Die gottlos Gesetzgebung des Göttlichen scheint in der Ereignistiefe unseres Universums die einzig bare Münze zu sein. Sinnlos. Trügerisch. Tödlich. Für den Weltenreisenden kein wahrer Grund sich vom Kauf einer Fahrkarte am Bahnhof Erde abhalten zu lassen. Will das Trugbild aufgedeckt sein, so muss sich der Seefahrer und Abenteurer auf seiner Reise über den inneren Ereignishorizont des Geschehens beugen.

Goethe, mit dem Schiller über Maria Stuart korrespondierte, lehnte die Szene ab, in der die beiden Königinnen aufeinander treffen sollten. Es könne nicht angehen, so Wolfgang, zwei Königinnen sich streitend wie Marktweiber oder Huren auftreten zu lassen. Schiller jedoch beharrte fest auf diesem Treffen und machte aus der moralischen Unmöglichkeit eine Notwendigkeit der sich selbst ins Lebensbild malenden Psyche.

Der blutrünstige Streit der Gedanken über die Vorherrschaft und die hinterlistige Intrige um den eigenen Vorteil, kennzeichnet die besitzanzeigende Herrschaftsform des Sapiens, ob nun Monarchie, Feudalismus, Kommunismus oder Kapitalismus.

„Gewalt nur ist die einzige Sicherheit, kein Bündnis mit dem Gezücht der Schlangen …“ , mit diesen Worten der Staatsräson und des Neides wirft Elisabeth ihre Rivalin Maria zu Boden, eine Staatsräson, die in den darauf folgenden 200 Jahren zur Legitimation staatlicher Kriege, irrsinniger Vernichtungsideologien sowie privater Henkersmahlzeiten werden würde.

Zu ihrer Amme lässt Schiller Elisabeth sagen: „O wie wohl mir ist, Hanna! Endlich, endlich, nach Jahren der Erniedrigung, der Leiden, Ein Augenblick der Rache, des Triumphs,… Das Messer stieß ich der Feindin Brust.“

Man kann es lesen, nach Jahren der Erniedrigung, erlösend der eine Augenblick der Rache.
In diesem dunklen Verlies, der Chimäre erlösender Gewalt, irrt Sapiens seit Jahrtausenden herum und lässt den Menschen nicht Mensch werden.

So in den Worten Maria Stuarts von Schiller wiedergegeben:

„Der Thron von England ist durch einen Bastard, Entweiht, der Briten edelherziges Volk, Durch eine listige Gauklerin betrogen. – Regierte Recht, so läget Ihr vor mir.
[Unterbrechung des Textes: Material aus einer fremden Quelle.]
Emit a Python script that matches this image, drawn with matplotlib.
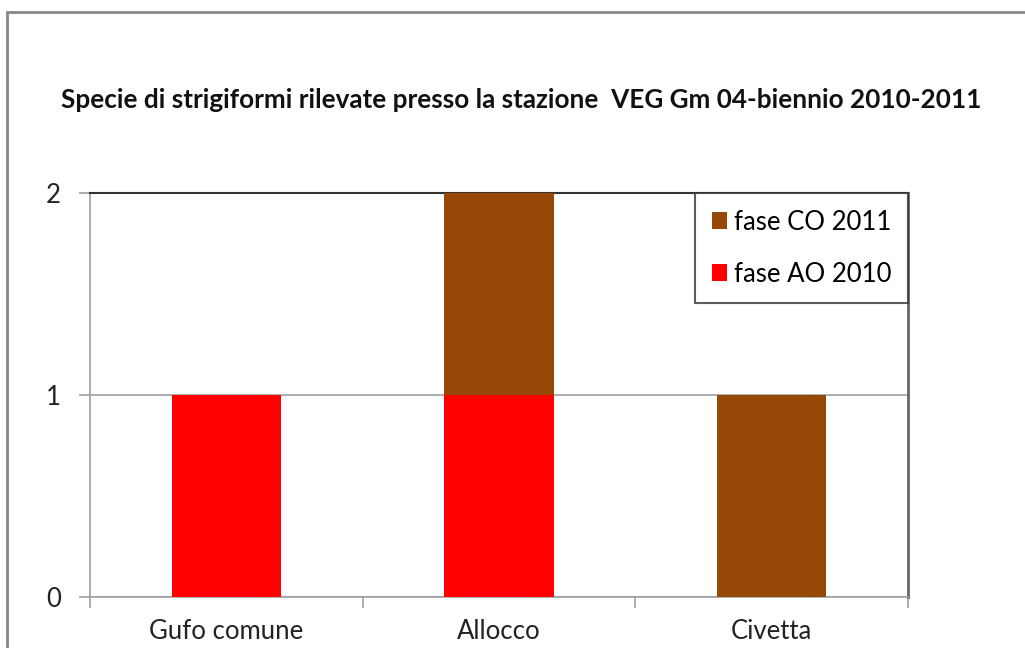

Im Staube jetzt, denn ich bin Euer König.“

Im Angesicht der nahenden Verurteilung durch das Henkerbeil begeht Schiller einen Frevel, der in Wien zur Absetzung des Stückes führte.

Beichte und Abendmahl kamen auf die Bühne und das Stück in Wien auf den Index. Die Selbstbegegnung angesichts des Todes macht Schiller in dieser Szene öffentlich und zeigt den bis dahin verhüllten Fundus privater Reue und Beichte. Ein Skandal.
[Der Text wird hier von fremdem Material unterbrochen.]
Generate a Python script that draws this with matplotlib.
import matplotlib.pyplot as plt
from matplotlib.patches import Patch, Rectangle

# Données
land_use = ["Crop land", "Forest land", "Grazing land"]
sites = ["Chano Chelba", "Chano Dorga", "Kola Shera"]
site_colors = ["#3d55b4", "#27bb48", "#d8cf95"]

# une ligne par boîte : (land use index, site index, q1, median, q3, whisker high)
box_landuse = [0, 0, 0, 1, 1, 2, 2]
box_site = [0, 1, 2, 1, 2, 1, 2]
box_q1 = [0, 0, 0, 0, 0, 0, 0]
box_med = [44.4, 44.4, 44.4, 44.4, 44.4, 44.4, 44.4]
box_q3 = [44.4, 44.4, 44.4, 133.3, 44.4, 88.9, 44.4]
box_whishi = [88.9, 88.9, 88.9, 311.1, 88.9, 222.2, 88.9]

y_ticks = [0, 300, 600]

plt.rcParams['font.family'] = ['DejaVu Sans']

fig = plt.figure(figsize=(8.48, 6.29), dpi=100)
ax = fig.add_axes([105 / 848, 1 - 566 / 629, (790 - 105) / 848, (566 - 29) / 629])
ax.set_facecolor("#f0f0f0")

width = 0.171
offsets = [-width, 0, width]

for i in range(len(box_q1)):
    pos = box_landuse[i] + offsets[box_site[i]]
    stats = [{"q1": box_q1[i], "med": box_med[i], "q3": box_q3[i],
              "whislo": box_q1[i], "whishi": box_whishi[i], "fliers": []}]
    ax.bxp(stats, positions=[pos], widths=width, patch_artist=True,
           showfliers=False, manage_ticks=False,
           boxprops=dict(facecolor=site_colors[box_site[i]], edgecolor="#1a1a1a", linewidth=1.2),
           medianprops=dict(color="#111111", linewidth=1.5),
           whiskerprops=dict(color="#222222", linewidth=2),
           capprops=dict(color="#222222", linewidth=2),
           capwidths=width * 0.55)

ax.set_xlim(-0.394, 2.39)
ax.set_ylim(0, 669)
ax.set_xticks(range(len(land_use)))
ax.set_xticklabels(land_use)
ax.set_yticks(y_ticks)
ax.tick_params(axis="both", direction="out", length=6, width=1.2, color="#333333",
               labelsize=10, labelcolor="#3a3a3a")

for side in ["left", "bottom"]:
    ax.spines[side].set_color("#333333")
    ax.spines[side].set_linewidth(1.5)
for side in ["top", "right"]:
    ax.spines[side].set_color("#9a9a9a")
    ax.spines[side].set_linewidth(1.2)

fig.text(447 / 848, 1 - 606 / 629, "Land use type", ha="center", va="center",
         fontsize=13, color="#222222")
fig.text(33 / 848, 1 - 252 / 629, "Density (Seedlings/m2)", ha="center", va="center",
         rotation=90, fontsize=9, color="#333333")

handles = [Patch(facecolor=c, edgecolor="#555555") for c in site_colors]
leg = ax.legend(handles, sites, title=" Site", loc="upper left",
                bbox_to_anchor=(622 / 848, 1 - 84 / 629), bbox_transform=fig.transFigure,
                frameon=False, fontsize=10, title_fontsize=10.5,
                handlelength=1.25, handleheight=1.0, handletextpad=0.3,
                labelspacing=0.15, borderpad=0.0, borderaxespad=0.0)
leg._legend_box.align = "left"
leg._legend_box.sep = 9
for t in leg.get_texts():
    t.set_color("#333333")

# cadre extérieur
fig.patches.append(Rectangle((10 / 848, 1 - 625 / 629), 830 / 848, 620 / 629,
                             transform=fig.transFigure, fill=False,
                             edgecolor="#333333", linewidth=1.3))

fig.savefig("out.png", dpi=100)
Schiller zelebriert im Angesicht des Todes auf der Bühne das Tor zur Freiheit, das sich in dem Abfallen der Angst des Irdischen für den Verurteilten öffnet.
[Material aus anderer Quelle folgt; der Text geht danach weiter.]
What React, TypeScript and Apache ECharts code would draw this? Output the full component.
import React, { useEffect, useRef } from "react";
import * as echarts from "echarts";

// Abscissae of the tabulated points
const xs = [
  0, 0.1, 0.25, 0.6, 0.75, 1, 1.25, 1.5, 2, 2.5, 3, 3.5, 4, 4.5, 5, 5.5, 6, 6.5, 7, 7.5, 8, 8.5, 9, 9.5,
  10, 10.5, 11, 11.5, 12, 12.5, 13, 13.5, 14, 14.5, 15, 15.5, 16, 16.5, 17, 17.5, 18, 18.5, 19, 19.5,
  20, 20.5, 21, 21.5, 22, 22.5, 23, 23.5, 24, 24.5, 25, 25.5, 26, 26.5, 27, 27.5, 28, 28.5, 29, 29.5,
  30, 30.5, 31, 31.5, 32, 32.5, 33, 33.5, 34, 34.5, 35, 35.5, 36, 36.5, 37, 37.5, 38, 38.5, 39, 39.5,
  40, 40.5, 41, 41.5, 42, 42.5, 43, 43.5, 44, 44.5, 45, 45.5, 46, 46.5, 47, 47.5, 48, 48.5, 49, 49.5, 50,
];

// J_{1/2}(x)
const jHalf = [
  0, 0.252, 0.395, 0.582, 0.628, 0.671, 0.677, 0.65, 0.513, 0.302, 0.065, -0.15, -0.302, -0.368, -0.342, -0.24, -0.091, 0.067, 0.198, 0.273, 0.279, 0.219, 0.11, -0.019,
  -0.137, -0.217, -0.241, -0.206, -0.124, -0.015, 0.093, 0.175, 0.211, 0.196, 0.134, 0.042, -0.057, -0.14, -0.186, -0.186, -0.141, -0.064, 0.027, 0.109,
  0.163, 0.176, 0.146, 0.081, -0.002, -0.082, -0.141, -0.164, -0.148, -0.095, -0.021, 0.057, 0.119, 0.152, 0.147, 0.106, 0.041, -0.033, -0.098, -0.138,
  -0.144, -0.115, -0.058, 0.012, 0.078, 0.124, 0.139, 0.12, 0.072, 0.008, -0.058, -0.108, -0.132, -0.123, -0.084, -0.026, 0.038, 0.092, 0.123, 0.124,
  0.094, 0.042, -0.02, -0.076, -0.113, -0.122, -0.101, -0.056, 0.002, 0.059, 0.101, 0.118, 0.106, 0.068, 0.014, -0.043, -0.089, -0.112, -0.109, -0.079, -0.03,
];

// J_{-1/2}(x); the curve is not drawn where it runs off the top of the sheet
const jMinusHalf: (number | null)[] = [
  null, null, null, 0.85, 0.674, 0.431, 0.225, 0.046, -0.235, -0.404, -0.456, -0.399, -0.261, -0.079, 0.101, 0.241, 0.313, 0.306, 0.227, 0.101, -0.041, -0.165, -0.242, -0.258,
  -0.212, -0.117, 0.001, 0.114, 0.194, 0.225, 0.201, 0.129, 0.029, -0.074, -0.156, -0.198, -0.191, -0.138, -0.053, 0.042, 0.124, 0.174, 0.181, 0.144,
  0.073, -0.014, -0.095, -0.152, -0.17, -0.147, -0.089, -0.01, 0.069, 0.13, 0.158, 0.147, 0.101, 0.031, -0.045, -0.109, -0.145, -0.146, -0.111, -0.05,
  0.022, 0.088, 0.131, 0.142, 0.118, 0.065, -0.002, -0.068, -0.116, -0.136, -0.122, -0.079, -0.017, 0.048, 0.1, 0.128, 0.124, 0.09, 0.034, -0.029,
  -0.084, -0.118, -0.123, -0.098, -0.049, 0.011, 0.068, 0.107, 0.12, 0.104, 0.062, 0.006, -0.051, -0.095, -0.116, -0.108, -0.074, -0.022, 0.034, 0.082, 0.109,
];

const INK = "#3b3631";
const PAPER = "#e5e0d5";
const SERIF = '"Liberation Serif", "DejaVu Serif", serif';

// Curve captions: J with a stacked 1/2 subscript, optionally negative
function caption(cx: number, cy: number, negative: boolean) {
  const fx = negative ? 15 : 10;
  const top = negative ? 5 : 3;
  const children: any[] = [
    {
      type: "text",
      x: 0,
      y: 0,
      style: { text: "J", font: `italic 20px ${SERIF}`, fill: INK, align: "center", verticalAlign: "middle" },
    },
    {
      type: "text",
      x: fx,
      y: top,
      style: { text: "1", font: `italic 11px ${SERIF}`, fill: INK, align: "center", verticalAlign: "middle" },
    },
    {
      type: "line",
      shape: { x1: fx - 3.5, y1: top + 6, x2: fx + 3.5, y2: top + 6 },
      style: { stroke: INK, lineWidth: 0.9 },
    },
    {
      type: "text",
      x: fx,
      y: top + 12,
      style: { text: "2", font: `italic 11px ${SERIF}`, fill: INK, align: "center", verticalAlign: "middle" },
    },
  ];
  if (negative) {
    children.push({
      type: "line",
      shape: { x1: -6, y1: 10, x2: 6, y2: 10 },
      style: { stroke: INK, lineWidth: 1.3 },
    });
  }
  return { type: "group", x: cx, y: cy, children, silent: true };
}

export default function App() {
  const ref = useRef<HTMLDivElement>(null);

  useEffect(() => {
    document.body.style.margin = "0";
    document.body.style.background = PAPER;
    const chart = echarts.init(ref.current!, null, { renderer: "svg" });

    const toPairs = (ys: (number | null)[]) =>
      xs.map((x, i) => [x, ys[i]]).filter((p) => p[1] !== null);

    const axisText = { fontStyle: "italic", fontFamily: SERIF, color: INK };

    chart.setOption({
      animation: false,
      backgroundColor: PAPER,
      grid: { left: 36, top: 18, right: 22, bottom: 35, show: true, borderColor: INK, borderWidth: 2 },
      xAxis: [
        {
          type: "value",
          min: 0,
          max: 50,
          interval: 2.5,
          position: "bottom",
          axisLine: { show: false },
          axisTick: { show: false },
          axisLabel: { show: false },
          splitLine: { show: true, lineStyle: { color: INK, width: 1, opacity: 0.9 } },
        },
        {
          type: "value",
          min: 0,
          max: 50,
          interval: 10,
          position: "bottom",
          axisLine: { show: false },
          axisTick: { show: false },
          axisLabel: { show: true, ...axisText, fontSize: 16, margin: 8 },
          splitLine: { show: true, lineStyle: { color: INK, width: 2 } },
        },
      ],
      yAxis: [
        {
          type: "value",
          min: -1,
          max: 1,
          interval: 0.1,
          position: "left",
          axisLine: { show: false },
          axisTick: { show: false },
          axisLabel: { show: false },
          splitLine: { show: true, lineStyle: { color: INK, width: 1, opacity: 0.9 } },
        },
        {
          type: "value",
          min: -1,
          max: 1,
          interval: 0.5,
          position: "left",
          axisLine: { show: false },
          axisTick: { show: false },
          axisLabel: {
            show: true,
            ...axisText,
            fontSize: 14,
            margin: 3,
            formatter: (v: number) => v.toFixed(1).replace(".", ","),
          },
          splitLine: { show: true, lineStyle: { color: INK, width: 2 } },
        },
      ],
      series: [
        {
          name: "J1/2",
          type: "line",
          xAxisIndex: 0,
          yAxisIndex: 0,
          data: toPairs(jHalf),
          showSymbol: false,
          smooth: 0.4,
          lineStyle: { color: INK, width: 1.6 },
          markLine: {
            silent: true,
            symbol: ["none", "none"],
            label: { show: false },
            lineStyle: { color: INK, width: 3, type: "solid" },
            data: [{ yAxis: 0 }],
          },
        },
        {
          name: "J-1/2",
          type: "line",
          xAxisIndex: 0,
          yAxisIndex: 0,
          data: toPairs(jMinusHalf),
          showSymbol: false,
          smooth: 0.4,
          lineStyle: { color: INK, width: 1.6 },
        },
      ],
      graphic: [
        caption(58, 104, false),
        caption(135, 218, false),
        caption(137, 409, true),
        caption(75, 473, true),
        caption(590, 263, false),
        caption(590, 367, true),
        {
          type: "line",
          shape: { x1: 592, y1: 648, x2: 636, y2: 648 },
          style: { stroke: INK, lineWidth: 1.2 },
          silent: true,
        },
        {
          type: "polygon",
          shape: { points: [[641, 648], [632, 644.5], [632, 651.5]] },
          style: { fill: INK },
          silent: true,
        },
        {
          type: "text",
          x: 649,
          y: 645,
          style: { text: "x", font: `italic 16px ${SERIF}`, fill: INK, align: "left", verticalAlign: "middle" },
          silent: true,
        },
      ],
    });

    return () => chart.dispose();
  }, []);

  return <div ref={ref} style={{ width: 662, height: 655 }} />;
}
Schiller begann, was noch heute fortzusetzen ist.
Die Abkehr von der selbstzerstörerischen Gewalt und die Hinwendung zur Menschwerdung.

Die Rückerinnerung an den Ursprung der Welt ist bei Schiller weder von der Nomenklatur der kirchlichen Orthodoxie verstellt, noch von einer Unterwerfung unter das Regime einer weltlichen Herrschaft. Mit der Inszenierung des irdischen Dramas auf den schmutzigen Brettern der Welt eröffnet er an den Betrachter das Angebot selbst Zeuge zu werden an dem höchsten Genuss des Gemüts, dem in Freiheit angelegten lebendigen Spiel des Lebens und seiner ins Licht befreienden Atmung. Dies dürfte nicht uninteressant sein für die Evolutionsmedizin, da doch Schiller letztlich an der irdischen Beklemmung dieser Atmung, einer kruppösen Pneumonie, zerbrochen ist.

In dem Distichon „Mein Glaube von 1797 äußert er sich zu seiner Rückbindung.
„Welche Religion ich bekenne? Keine von allen, Die du mir nennst! Und warum? Aus Religion!“

Die Verkehrung der Dinge.
Die mordende und selbst zerstörerische Kriegsfinanz des Sapiens beansprucht in ihrem triebhaften Halbwissen, religiöse wie säkular verpackt, die Idee des Göttlichen und verdunkelt mit diesem monströsen Blendwerk die Aussicht des Menschen auf den Platz des himmlischen Friedens sowie den an und für sich unverschlossenen Pfad zu sich selbst.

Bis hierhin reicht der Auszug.